Kosmischer Kommunismus
In strahlenden Farben bricht das Licht durch die imposanten Rosenfenster der Kathedrale in Chartres. Mittels Bleiruten zusammengehalten, offenbaren die in Zahl und Geometrie exakt aufeinander abgestimmten, funkelnden Scheiben seit Jahrhunderten zahlreichen Gläubigen und Besuchern das eindrucksvolle Können mittelalterlicher Meisterglaser. Als Otto Freundlich 1914 sein Atelier für mehrere Wochen im Nordturm der berühmten französischen Kathedrale einrichtete, entdeckte er in den gotischen Fenstern eine Welt, die alles vereint: die angewandte und autonome Kunst, Individuum und Kosmos, Inneres und Äußeres, Abstraktion und Linie, Farbe und Licht, Sinnliches und Übersinnliches. Der 36-jährige Künstler mit jüdischen Vorfahren sah in den illuminierten Meisterwerken die Begrenzungen einer plastischen, von den Konturen der Gegenstände her konzipierten Kunst überwunden. Ihre Verwandlung von Licht und Ornament bestätigte all seine früher gefassten Ideen vom Universalen.
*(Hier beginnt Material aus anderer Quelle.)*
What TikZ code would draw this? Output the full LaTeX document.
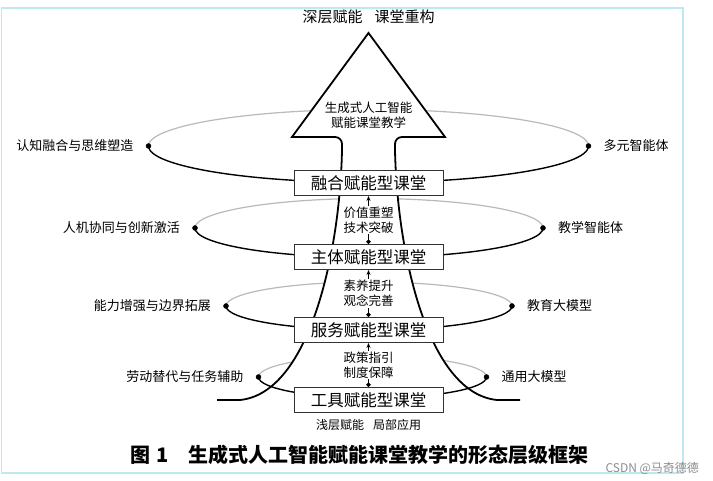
\documentclass[tikz,border=0pt]{standalone}
\usepackage{fontspec}
\setmainfont{Noto Sans CJK SC}
\usetikzlibrary{arrows.meta,positioning}
\definecolor{framecyan}{RGB}{190,232,242}
\definecolor{backgray}{RGB}{185,185,185}
\tikzset{
  box/.style={draw=black!80, line width=1pt, fill=white, minimum width=149pt,
    minimum height=25pt, inner sep=0pt, font=\fontsize{16.5}{18}\selectfont},
  lbl/.style={inner sep=0pt, font=\fontsize{13}{15}\selectfont},
  mid/.style={fill=white, align=center, inner sep=1pt, font=\fontsize{12.5}{15}\selectfont},
  front/.style={black, line width=1.4pt},
  back/.style={backgray, line width=1.2pt},
  lift/.style={{Circle[length=4.5pt]}-{Stealth[length=5pt,width=4pt]}, line width=0.9pt},
}

\begin{document}
\begin{tikzpicture}[x=1pt,y=1pt]
  \useasboundingbox (0,0) rectangle (713,481);
  % frame
  \draw[framecyan, line width=1.5pt] (1.5,8) rectangle (683,473);
  % loop end points
  \coordinate (d1l) at (148.5,335); \coordinate (d1r) at (588.5,335);
  \coordinate (d2l) at (195,253);   \coordinate (d2r) at (543,253);
  \coordinate (d3l) at (226,175);   \coordinate (d3r) at (512,175);
  \coordinate (d4l) at (258.5,104); \coordinate (d4r) at (486.5,104);
  % back halves of the loops
  \draw[back] (d1l) arc[start angle=180, end angle=0, x radius=220, y radius=36.5];
  \draw[back] (d2l) arc[start angle=180, end angle=0, x radius=174, y radius=29.5];
  \draw[back] (d3l) arc[start angle=180, end angle=0, x radius=143, y radius=24];
  \draw[back] (d4l) arc[start angle=180, end angle=0, x radius=114, y radius=21];
  % big arrow
  \draw[line width=1.8pt, fill=white]
    (217,81) -- (240,81) .. controls (310,88) and (340,230) .. (342,331) -- (342,337)
    arc[start angle=0, end angle=90, radius=7] -- (292,344) -- (368.5,448) -- (445,344)
    -- (402,344) arc[start angle=90, end angle=180, radius=7] -- (395,331)
    .. controls (397,230) and (427,88) .. (497,81) -- (520,81);
  \node[mid, fill=none] (head) at (368.5,366) {生成式人工智能\\赋能课堂教学};
  % front halves of the loops
  \draw[front] (d1l) arc[start angle=180, end angle=360, x radius=220, y radius=36.5];
  \draw[front] (d2l) arc[start angle=180, end angle=360, x radius=174, y radius=29.5];
  \draw[front] (d3l) arc[start angle=180, end angle=360, x radius=143, y radius=24];
  \draw[front] (d4l) arc[start angle=180, end angle=360, x radius=114, y radius=21];
  % levels
  \node[box] (rh) at (368.5,298) {融合赋能型课堂};
  \node[box] (zt) at (368.5,224) {主体赋能型课堂};
  \node[box] (fw) at (368.5,151) {服务赋能型课堂};
  \node[box] (gj) at (368.5,81)  {工具赋能型课堂};
  % steps between levels
  \draw[lift] (zt.north) -- (rh.south);
  \path (zt) -- (rh) node[midway, mid] (m1) {价值重塑\\技术突破};
  \draw[lift] (fw.north) -- (zt.south);
  \path (fw) -- (zt) node[midway, mid] (m2) {素养提升\\观念完善};
  \draw[lift] (gj.north) -- (fw.south);
  \path (gj) -- (fw) node[midway, mid] (m3) {政策指引\\制度保障};
  % dots and labels
  \foreach \d in {d1l,d1r,d2l,d2r,d3l,d3r,d4l,d4r}
    \filldraw[black] (\d) circle (2.5pt);
  \node[lbl, left=15pt of d1l] (t1l) {认知融合与思维塑造};
  \node[lbl, right=15pt of d1r] (t1r) {多元智能体};
  \node[lbl, left=15pt of d2l] (t2l) {人机协同与创新激活};
  \node[lbl, right=15pt of d2r] (t2r) {教学智能体};
  \node[lbl, left=15pt of d3l] (t3l) {能力增强与边界拓展};
  \node[lbl, right=15pt of d3r] (t3r) {教育大模型};
  \node[lbl, left=15pt of d4l] (t4l) {劳动替代与任务辅助};
  \node[lbl, right=15pt of d4r] (t4r) {通用大模型};
  % ends of the scale
  \node[font=\fontsize{15}{17}\selectfont] (top) at (368.5,464) {深层赋能\hspace{0.8em}课堂重构};
  \node[font=\fontsize{12}{14}\selectfont] (bottom) at (368.5,56) {浅层赋能\hspace{0.75em}局部应用};
  % caption
  \node[anchor=west, font=\fontsize{20}{22}\selectfont\bfseries] (cap) at (127,26)
    {图\hspace{0.3em}1\hspace{1em}生成式人工智能赋能课堂教学的形态层级框架};
  \node[anchor=west, text=black!45, font=\fontsize{12}{14}\selectfont] (mark) at (602,13) {CSDN @马奇德德};
\end{tikzpicture}
\end{document}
1878 im heute polnischen Stolp, Pommern, geboren, begann sich Otto Freundlich nach einem Studium der Kunstgeschichte in München und Berlin mit seinen Arbeiten immer stärker der Abstraktion zuzuwenden. Von der gotischen Kunst in den Bann gezogen, griff der Künstler neben der Malerei und Bildhauerei traditionelle Techniken wie das Mosaik und die Glasmalerei auf. Zwischen Paris, Hamburg, München, Berlin und Köln verbanden Freundlich persönliche Bekanntschaften, teilweise auch enge Freundschaften mit den führenden Künstlern seiner Zeit. Er war als Mitglied der Berliner Künstlervereinigung Novembergruppe aktiv, stand im Austausch mit der Gruppe Progressiver Künstler in Köln ebenso wie mit der französischen Gruppe Abstraction-Création. Leidenschaftlich setzte sich Freundlich mit den Kunstströmungen der internationalen Avantgarde auseinander, erörterte Gemeinsamkeiten wie Unterschiede zu den Ideen und Formsprachen seiner Kollegen und hielt seine Gedanken in kunsttheoretisch-philosophischen Schriften fest. Mit der Machtübernahme der Nationalsozialisten zerbrachen jedoch die vielseitigen Kontakte des seit 1924 in Paris lebenden Künstlers. Als „entartet“ verfemt, wurden seine Werke aus den deutschen Museen entfernt, teilweise zerstört. Viele von ihnen gelten bis heute als verschollen. So auch seine Plastik „Großer Kopf“, die – seit 1930 in der Sammlung des Museums für Kunst und Gewerbe in Hamburg – beschlagnahmt, in der Propagandaausstellung „Entartete Kunst“ 1937 vorgeführt und auf dem Titelblatt des Begleitheftes 1938 abgebildet wurde. Als Jude verfolgt, konnte sich Freundlich in ein Pyrenäen-Dorf flüchten, wurde dort jedoch denunziert und 1943 in das Vernichtungslager Sobibor deportiert. Ob er dort gleich nach seiner Ankunft ermordet wurde oder bereits auf der Zugfahrt verstarb, ließ sich nicht klären.
Bis heute prägt die Ausgrenzung und Auslöschung von Werk und Künstler die verschleppte und noch immer unzureichende Aufarbeitung von Freundlichs Œuvre. Dem will das Museum Ludwig nun entgegenwirken und präsentiert mit rund 80 Arbeiten die erste Retrospektive seit 1978. Die von der Kulturstiftung der Länder geförderte Ausstellung stellt Freundlichs Gemälde, Gouachen und Skulpturen neben seine weniger bekannten Mosaike und Glasarbeiten und ergänzt diese durch historische Fotografien seiner verlorengegangenen Werke.
Otto Freundlich begriff Abstraktion als Ausdruck einer radikalen Neuerung, die weit über die Kunst hinausging: Geleitet von der Idee eines „Kosmischen Kommunismus“ strebte er mit seinen Arbeiten die Entgrenzung an, die Überschreitung von Grenzen und Formen, die Erlösung des modernen Menschen als politisch-messianisches Projekt. In seiner Bündelung von politischen, künstlerischen und utopischen Zielen stand für den Künstler jedes Element in Verbindung und Spannung mit dem anderen, war stets alles auf das Ganze bezogen. Die Kölner Schau rückt Otto Freundlichs Werk in das Zentrum der kunstgeschichtlichen Entwicklung und ermöglicht so eine umfassende, längst überfällige Auseinandersetzung mit dem eindrucksvollen Gesamtwerk dieses Ausnahmekünstlers.